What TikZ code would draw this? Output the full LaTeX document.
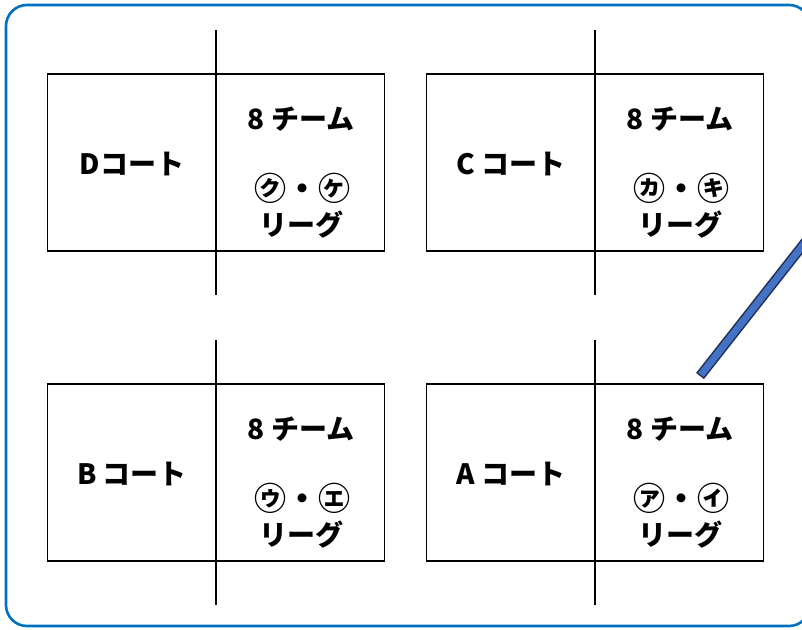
\documentclass[tikz,border=0pt]{standalone}
\usepackage{fontspec}
\setmainfont{Noto Sans CJK JP}
\definecolor{frameblue}{RGB}{0,112,192}
\definecolor{penblue}{RGB}{68,114,196}
\definecolor{pennavy}{RGB}{31,46,84}
\begin{document}
\begin{tikzpicture}[x=1pt,y=-1pt,
    court/.style={draw, line width=1.2pt, minimum width=337pt, minimum height=177pt, inner sep=0pt},
    net/.style={line width=2.4pt},
    courttext/.style={font=\bfseries\fontsize{28}{32}\selectfont, inner sep=0pt},
    marktext/.style={font=\bfseries\fontsize{32}{36}\selectfont, inner sep=0pt}]
  \useasboundingbox (0,0) rectangle (802,629);
  \clip (0,0) rectangle (802,629);
  % outer frame
  \draw[frameblue, line width=2.6pt, rounded corners=21pt] (6,5) rectangle (810,626);
  % four courts
  \foreach \n/\x/\y/\name/\lg in {D/216/162.5/Dコート/㋗・㋘,
                                  C/595/162.5/{C コート}/㋕・㋖,
                                  B/216/472.5/{B コート}/㋒・㋓,
                                  A/595/472.5/{A コート}/㋐・㋑}{
    \node[court] (court\n) at (\x,\y) {};
    \coordinate (nettop\n) at (\x,\y-132.5);
    \coordinate (netbot\n) at (\x,\y+132.5);
    \draw[net] (nettop\n) -- (netbot\n);
    \node[courttext] (name\n) at ([shift={(-84,1)}]court\n.center) {\name};
    \node[courttext] (teams\n) at ([shift={(85,-43)}]court\n.center) {8 チーム};
    \node[marktext] (mark\n) at ([shift={(86,26)}]court\n.center) {\lg};
    \node[courttext] (league\n) at ([shift={(85,62)}]court\n.center) {リーグ};
  }
  % pen
  \coordinate (penlow) at (700,376);
  \coordinate (penhigh) at (818,226);
  \draw[pennavy, line width=10pt] (penlow) -- (penhigh);
  \draw[penblue, line width=7pt, shorten <=1.5pt] (penlow) -- (penhigh);
\end{tikzpicture}
\end{document}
___
**Directive**
Every line is to be duplicated exactly, though pictures stay out.

**The response**
What TikZ code would draw this? Output the full LaTeX document.
\documentclass[tikz,border=0pt]{standalone}
\usepackage{fontspec}
\setmainfont{Noto Sans CJK JP}
\definecolor{frameblue}{RGB}{0,112,192}
\definecolor{penblue}{RGB}{68,114,196}
\definecolor{pennavy}{RGB}{31,46,84}
\begin{document}
\begin{tikzpicture}[x=1pt,y=-1pt,
    court/.style={draw, line width=1.2pt, minimum width=337pt, minimum height=177pt, inner sep=0pt},
    net/.style={line width=2.4pt},
    courttext/.style={font=\bfseries\fontsize{28}{32}\selectfont, inner sep=0pt},
    marktext/.style={font=\bfseries\fontsize{32}{36}\selectfont, inner sep=0pt}]
  \useasboundingbox (0,0) rectangle (802,629);
  \clip (0,0) rectangle (802,629);
  % outer frame
  \draw[frameblue, line width=2.6pt, rounded corners=21pt] (6,5) rectangle (810,626);
  % four courts
  \foreach \n/\x/\y/\name/\lg in {D/216/162.5/Dコート/㋗・㋘,
                                  C/595/162.5/{C コート}/㋕・㋖,
                                  B/216/472.5/{B コート}/㋒・㋓,
                                  A/595/472.5/{A コート}/㋐・㋑}{
    \node[court] (court\n) at (\x,\y) {};
    \coordinate (nettop\n) at (\x,\y-132.5);
    \coordinate (netbot\n) at (\x,\y+132.5);
    \draw[net] (nettop\n) -- (netbot\n);
    \node[courttext] (name\n) at ([shift={(-84,1)}]court\n.center) {\name};
    \node[courttext] (teams\n) at ([shift={(85,-43)}]court\n.center) {8 チーム};
    \node[marktext] (mark\n) at ([shift={(86,26)}]court\n.center) {\lg};
    \node[courttext] (league\n) at ([shift={(85,62)}]court\n.center) {リーグ};
  }
  % pen
  \coordinate (penlow) at (700,376);
  \coordinate (penhigh) at (818,226);
  \draw[pennavy, line width=10pt] (penlow) -- (penhigh);
  \draw[penblue, line width=7pt, shorten <=1.5pt] (penlow) -- (penhigh);
\end{tikzpicture}
\end{document}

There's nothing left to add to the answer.